The sign was Jehovah’s unbreakable promise to the Jewish people that He would bring the Messiah through David’s line and that He would do it through a miraculous birth, just as He miraculously had birthed the nation of Israel itself through a woman too old to bear children and a 100-year-old man (Gen. 18:10–11; 21:1–7). God said, in essence, “Look for that birth, and you’ll know that I am with you.”
Then Isaiah may have turned to his little son, Shear-jashub, and told Ahaz, “Before the child shall know to refuse the evil, and choose the good, the land that thou abhorrest shall be forsaken by both her kings” (Isa. 7:16). In other words, “Don’t worry about Israel and Syria. I’ll take care of them Myself.”
Long before Jesus was born, 72 Jewish scholars translated the Hebrew Scriptures into Greek. The celebrated work, called the Septuagint, left no room for doubt concerning Isaiah 7:14. The men had translated almah into the Greek word parthenos, which irrefutably means “virgin.” The Septuagint was the Bible Matthew used when he wrote,
Now all this was done, that it might be fulfilled which was spoken by the Lord through the prophet, saying, Behold, the virgin shall be with child, and shall bring forth a son, and they shall call his name Immanuel, which, being interpreted, is God with us (Mt. 1:22–23).

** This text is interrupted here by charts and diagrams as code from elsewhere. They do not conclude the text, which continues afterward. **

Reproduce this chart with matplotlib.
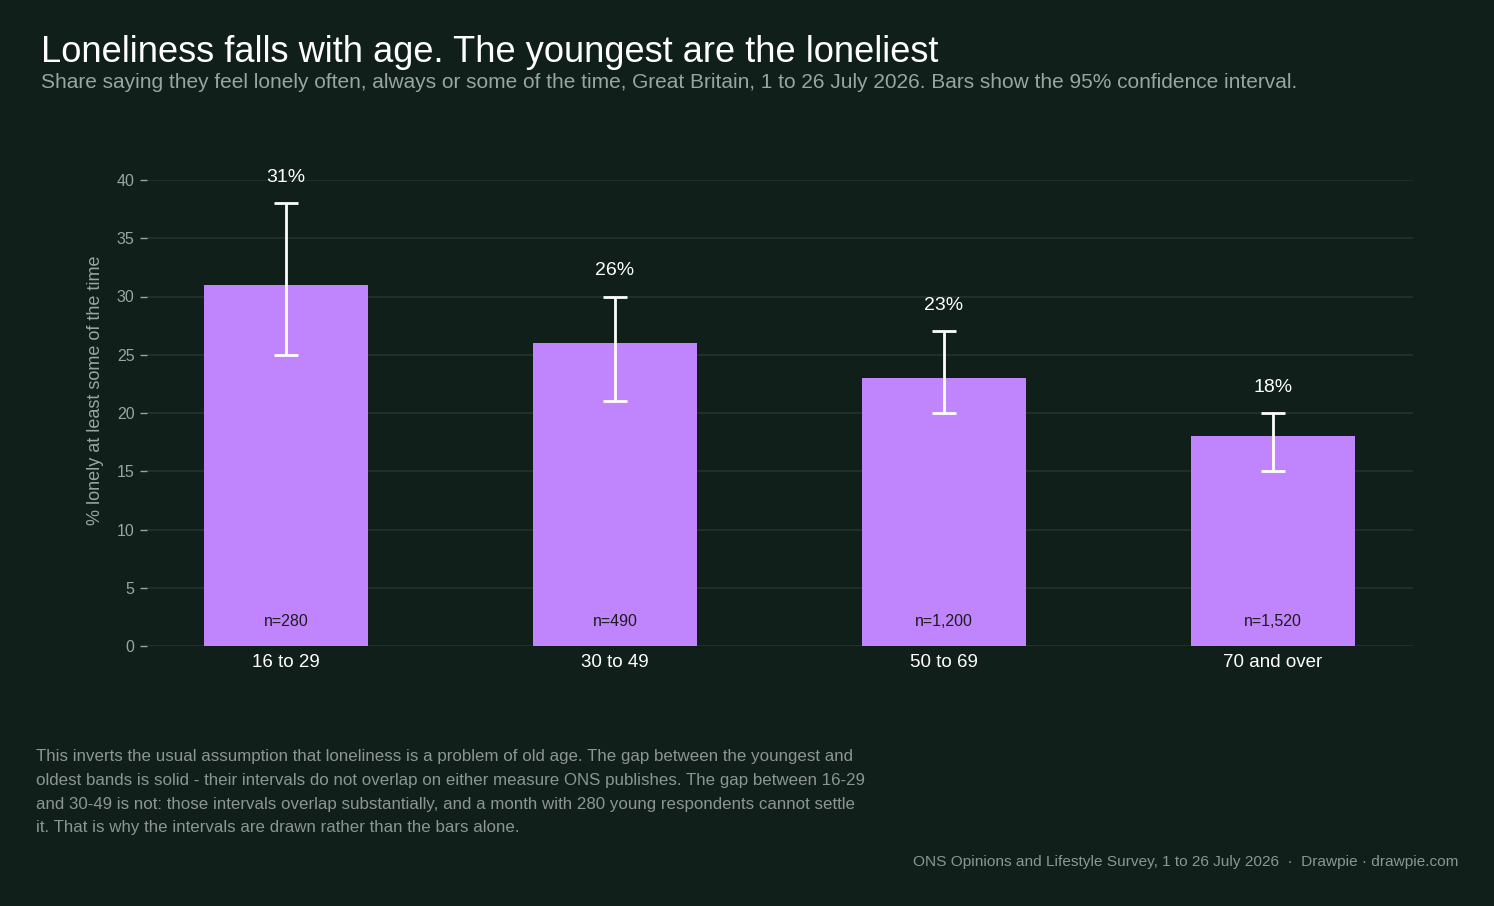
import matplotlib
matplotlib.use("Agg")
import matplotlib.pyplot as plt
import numpy as np

# данные
age_groups = ["16 to 29", "30 to 49", "50 to 69", "70 and over"]
lonely_pct = [31, 26, 23, 18]
ci_low = [25, 21, 20, 15]
ci_high = [38, 30, 27, 20]
sample_n = ["n=280", "n=490", "n=1,200", "n=1,520"]

BG = "#111f1a"
BAR = "#c084fc"
GRID = "#26322d"
MUTED = "#9aa59f"

plt.rcParams["font.family"] = ["Liberation Sans", "DejaVu Sans"]

fig = plt.figure(figsize=(14.94, 9.06), dpi=100, facecolor=BG)
ax = fig.add_axes([147 / 1494, 1 - 646 / 906, (1413 - 147) / 1494, (646 - 180) / 906])
ax.set_facecolor(BG)

x = np.arange(len(age_groups))
ax.bar(x, lonely_pct, width=0.5, color=BAR, zorder=2)

err = [np.array(lonely_pct) - np.array(ci_low), np.array(ci_high) - np.array(lonely_pct)]
ax.errorbar(x, lonely_pct, yerr=err, fmt="none", ecolor="white", elinewidth=2,
            capsize=8.6, capthick=2, zorder=3)

for xi, v, hi, n in zip(x, lonely_pct, ci_high, sample_n):
    ax.annotate(f"{v}%", (xi, hi), xytext=(0, 18.5), textcoords="offset points",
                ha="center", va="center", color="white", fontsize=14, clip_on=False)
    ax.annotate(n, (xi, 0), xytext=(0, 17.5), textcoords="offset points",
                ha="center", va="center", color="#1c1c1c", fontsize=11.5)

ax.set_xlim(-0.4225, 3.4255)
ax.set_ylim(0, 40)
ax.set_yticks(range(0, 41, 5))
ax.set_xticks(x)
ax.set_xticklabels(age_groups)
ax.tick_params(axis="x", length=0, colors="white", labelsize=13.5, pad=6)
ax.tick_params(axis="y", length=5, width=1, colors=MUTED, labelsize=11.5, pad=4)
ax.grid(axis="y", color=GRID, linewidth=1.2, zorder=0)
ax.set_axisbelow(True)
for s in ax.spines.values():
    s.set_visible(False)

fig.text(96 / 1494, 1 - 390 / 906, "% lonely at least some of the time", color=MUTED,
         fontsize=13, rotation=90, ha="center", va="center")

fig.text(41 / 1494, 1 - 53 / 906, "Loneliness falls with age. The youngest are the loneliest",
         color="white", fontsize=26.1, va="center", ha="left")
fig.text(41 / 1494, 1 - 83 / 906,
         "Share saying they feel lonely often, always or some of the time, Great Britain, 1 to 26 July 2026. "
         "Bars show the 95% confidence interval.",
         color=MUTED, fontsize=15, va="center", ha="left")

note = ("This inverts the usual assumption that loneliness is a problem of old age. The gap between the youngest and\n"
        "oldest bands is solid - their intervals do not overlap on either measure ONS publishes. The gap between 16-29\n"
        "and 30-49 is not: those intervals overlap substantially, and a month with 280 young respondents cannot settle\n"
        "it. That is why the intervals are drawn rather than the bars alone.")
fig.text(36 / 1494, 1 - 749.5 / 906, note, color="#8c9691", fontsize=12.2, va="top", ha="left",
         linespacing=1.72)
fig.text(1458 / 1494, 1 - 862 / 906,
         "ONS Opinions and Lifestyle Survey, 1 to 26 July 2026  \u00b7  Drawpie \u00b7 drawpie.com",
         color="#8c9691", fontsize=11.05, va="center", ha="right")

fig.savefig("out.png", dpi=100, facecolor=BG)
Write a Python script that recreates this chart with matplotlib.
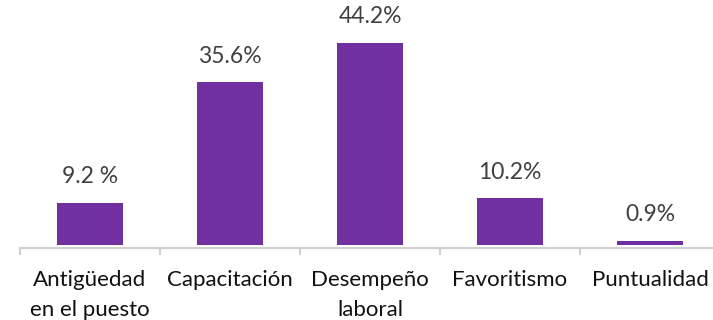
import matplotlib.pyplot as plt

categorias = ["Antigüedad\nen el puesto", "Capacitación", "Desempeño\nlaboral", "Favoritismo", "Puntualidad"]
valores = [9.2, 35.6, 44.2, 10.2, 0.9]
etiquetas = ["9.2 %", "35.6%", "44.2%", "10.2%", "0.9%"]

plt.rcParams['font.family'] = ['Lato', 'DejaVu Sans']

fig = plt.figure(figsize=(7.13, 3.2), dpi=100)
ax = fig.add_axes([20 / 713, 75 / 320, 700 / 713, 245 / 320])

x = range(len(categorias))
bars = ax.bar(x, valores, width=0.47, color="#7030A0")

for b, t in zip(bars, etiquetas):
    ax.annotate(t, (b.get_x() + b.get_width() / 2, b.get_height()),
                xytext=(0, 26), textcoords='offset pixels',
                ha='center', va='center', fontsize=16.5, color="#404040")

ax.set_xlim(-0.5, len(categorias) - 0.5)
ax.set_ylim(0, 53.6)
ax.set_yticks([])
for s in ['top', 'left', 'right']:
    ax.spines[s].set_visible(False)
ax.spines['bottom'].set_color("#D0D0D0")
ax.spines['bottom'].set_linewidth(1.5)
ax.spines['bottom'].set_position(('outward', 2))

ax.set_xticks([i - 0.5 for i in range(len(categorias) + 1)])
ax.set_xticklabels([])
ax.tick_params(axis='x', length=5, width=1.5, color="#D0D0D0")
ax.set_xticks(list(x), minor=True)
ax.set_xticklabels(categorias, minor=True, fontsize=16, color="#111111", linespacing=1.6, va='top')
ax.tick_params(axis='x', which='minor', length=0, pad=16)

fig.savefig("out.png", dpi=100)
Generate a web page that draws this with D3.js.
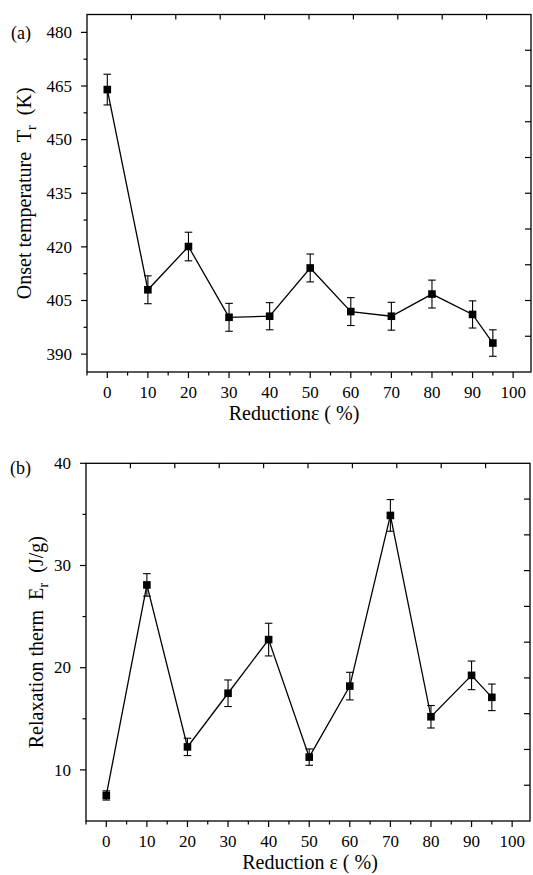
<!DOCTYPE html>
<html lang="en">
<head>
<meta charset="utf-8">
<title>Onset temperature and relaxation therm vs reduction</title>
<script src="https://d3js.org/d3.v7.min.js"></script>
<style>
  body { margin: 0; background: #fff; }
  svg { display: block; }
  text { fill: #000; white-space: pre; }
  .frame { fill: none; stroke: #000; stroke-width: 1.3; }
  .tick { stroke: #000; stroke-width: 1.2; }
  .series { fill: none; stroke: #000; stroke-width: 1.3; }
  .err { stroke: #000; stroke-width: 1.1; }
</style>
</head>
<body>
<svg id="chart" width="533" height="875" font-family="'Liberation Serif', 'Times New Roman', Times, 'DejaVu Serif', serif"></svg>
<script>
// reduction (%) for every sample
var reduction = [0, 10, 20, 30, 40, 50, 60, 70, 80, 90, 95];

// (a) onset temperature Tr (K) and its error
var onsetT   = [464.0, 408.0, 420.1, 400.3, 400.6, 414.1, 401.9, 400.6, 406.8, 401.1, 393.1];
var onsetErr = [4.3, 3.9, 4.0, 3.9, 3.8, 3.9, 3.9, 3.9, 3.9, 3.8, 3.7];

// (b) relaxation therm Er (J/g) and its error
var relaxE   = [7.5, 28.1, 12.25, 17.5, 22.75, 11.25, 18.2, 34.9, 15.2, 19.25, 17.1];
var relaxErr = [0.45, 1.1, 0.85, 1.3, 1.6, 0.8, 1.35, 1.55, 1.1, 1.4, 1.3];

// tick values
var xTicks = [0, 10, 20, 30, 40, 50, 60, 70, 80, 90, 100];
var xMinor = [-5, 5, 15, 25, 35, 45, 55, 65, 75, 85, 95];
var aTicks = [390, 405, 420, 435, 450, 465, 480];
var aMinor = [397.5, 412.5, 427.5, 442.5, 457.5, 472.5];
var bTicks = [10, 20, 30, 40];
var bMinor = [15, 25, 35];

var svg = d3.select("#chart");
var serif = "'Liberation Serif', 'Times New Roman', Times, 'DejaVu Serif', serif";

function panel(o) {
  var x = d3.scaleLinear().domain([-5, 104.4]).range([o.left, o.right]);
  var y = d3.scaleLinear().domain(o.yDomain).range([o.bottom, o.top]);
  var g = svg.append("g").attr("font-family", serif);

  // frame
  g.append("rect").attr("class", "frame")
    .attr("x", o.left).attr("y", o.top)
    .attr("width", o.right - o.left).attr("height", o.bottom - o.top);

  // bottom axis: outward ticks
  var bx = g.append("g").attr("transform", "translate(0," + o.bottom + ")");
  bx.selectAll(".maj").data(xTicks).enter().append("line").attr("class", "tick")
    .attr("x1", x).attr("x2", x).attr("y1", 0).attr("y2", 6);
  bx.selectAll(".min").data(xMinor).enter().append("line").attr("class", "tick")
    .attr("x1", x).attr("x2", x).attr("y1", 0).attr("y2", 3.5);
  bx.selectAll("text").data(xTicks).enter().append("text")
    .attr("x", x).attr("y", 26).attr("text-anchor", "middle")
    .attr("font-size", 17).text(function(d) { return d; });

  // left axis: outward ticks
  var ly = g.append("g").attr("transform", "translate(" + o.left + ",0)");
  ly.selectAll(".maj").data(o.yTicks).enter().append("line").attr("class", "tick")
    .attr("y1", y).attr("y2", y).attr("x1", 0).attr("x2", -6);
  ly.selectAll(".min").data(o.yMinor).enter().append("line").attr("class", "tick")
    .attr("y1", y).attr("y2", y).attr("x1", 0).attr("x2", -3.5);
  ly.selectAll("text").data(o.yTicks).enter().append("text")
    .attr("x", -15).attr("y", function(d) { return y(d); }).attr("dy", "0.34em")
    .attr("text-anchor", "end").attr("font-size", 17)
    .text(function(d) { return d; });

  // top and right: ten equal inward divisions
  var div = d3.range(1, 10);
  var tx = d3.scaleLinear().domain([0, 10]).range([o.left, o.right]);
  var ty = d3.scaleLinear().domain([0, 10]).range([o.top, o.bottom]);
  g.selectAll(".top").data(div).enter().append("line").attr("class", "tick")
    .attr("x1", tx).attr("x2", tx).attr("y1", o.top).attr("y2", o.top + 5);
  g.selectAll(".right").data(div).enter().append("line").attr("class", "tick")
    .attr("y1", ty).attr("y2", ty).attr("x1", o.right).attr("x2", o.right - 6);

  // data line
  var line = d3.line().x(function(d, i) { return x(reduction[i]); }).y(function(d) { return y(d); });
  g.append("path").attr("class", "series").datum(o.values).attr("d", line);

  // error bars
  var eb = g.selectAll(".eb").data(o.values).enter().append("g");
  eb.append("line").attr("class", "err")
    .attr("x1", function(d, i) { return x(reduction[i]); })
    .attr("x2", function(d, i) { return x(reduction[i]); })
    .attr("y1", function(d, i) { return y(d + o.errs[i]); })
    .attr("y2", function(d, i) { return y(d - o.errs[i]); });
  [1, -1].forEach(function(s) {
    eb.append("line").attr("class", "err")
      .attr("x1", function(d, i) { return x(reduction[i]) - 3.8; })
      .attr("x2", function(d, i) { return x(reduction[i]) + 3.8; })
      .attr("y1", function(d, i) { return y(d + s * o.errs[i]); })
      .attr("y2", function(d, i) { return y(d + s * o.errs[i]); });
  });

  // square markers
  g.selectAll(".pt").data(o.values).enter().append("rect")
    .attr("x", function(d, i) { return x(reduction[i]) - 3.8; })
    .attr("y", function(d) { return y(d) - 3.8; })
    .attr("width", 7.6).attr("height", 7.6).attr("fill", "#000");

  // panel tag
  g.append("text").attr("x", o.left - 76).attr("y", o.tagY)
    .attr("font-size", 18).text(o.tag);

  // y title, rotated
  var yt = g.append("text")
    .attr("transform", "translate(" + o.yTitleX + "," + ((o.top + o.bottom) / 2) + ") rotate(-90)")
    .attr("text-anchor", "middle").attr("font-size", 20);
  yt.append("tspan").text(o.yTitle[0]);
  yt.append("tspan").attr("dy", 5).attr("font-size", 15).text(o.yTitle[1]);
  yt.append("tspan").attr("dy", -5).text(o.yTitle[2]);

  // x title
  g.append("text").attr("x", o.xTitleX).attr("y", o.bottom + 48)
    .attr("text-anchor", "middle").attr("font-size", 20).text(o.xTitle);
}

panel({
  left: 87, right: 531, top: 14.5, bottom: 372,
  yDomain: [385, 485], yTicks: aTicks, yMinor: aMinor,
  values: onsetT, errs: onsetErr,
  tag: "(a)", tagY: 39,
  yTitle: ["Onset temperature  T", "r", "  (K)"], yTitleX: 31,
  xTitle: "Reductionε ( %)", xTitleX: 294
});

panel({
  left: 86, right: 530, top: 463.3, bottom: 821,
  yDomain: [5, 40], yTicks: bTicks, yMinor: bMinor,
  values: relaxE, errs: relaxErr,
  tag: "(b)", tagY: 474,
  yTitle: ["Relaxation therm  E", "r", "  (J/g)"], yTitleX: 43,
  xTitle: "Reduction ε ( %)", xTitleX: 310
});
</script>
</body>
</html>
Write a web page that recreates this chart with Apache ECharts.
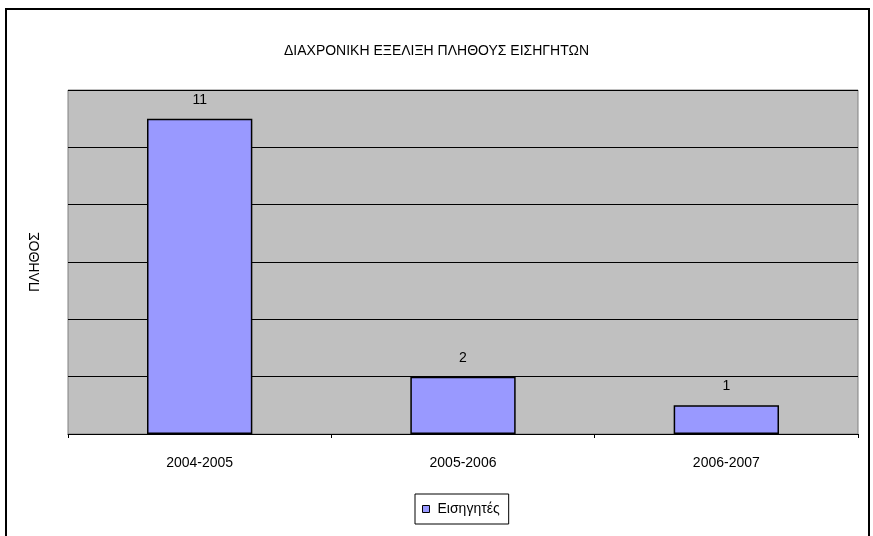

Was Mary a virgin? Indisputably. But in the end, we don’t believe based on fact; we believe based on faith.
It takes faith to believe that God created the universe in six, 24-hour days. It takes faith to believe that Moses led the Israelites through the midst of the Red Sea on dry land; that God gave the Ten Commandments at Mt. Sinai; that the Bible, from Genesis to Revelation, is God’s Word; and that God so loves you and me that He came to Earth as Messiah of Israel, born of a Jewish virgin, and became the final sacrifice for even our most grievous sins.
Soon people will sing “Silent Night, Holy Night,” declaring anew the virginity of a Jewish girl whom God used to fulfill a promise He made to the Jewish people. Through them, He brought salvation to a needy, sinful world. Was Mary a virgin? The Bible says she was indeed. It also says, “Now faith is the substance of things hoped for, the evidence of things not seen” (Heb. 11:1) and that “without faith it is impossible to please him” (Heb. 11:6).
God once asked Abraham, “Is anything too hard for the LORD?” (Gen. 18:14). Perhaps on that answer rests the difference between eternal life and eternal death.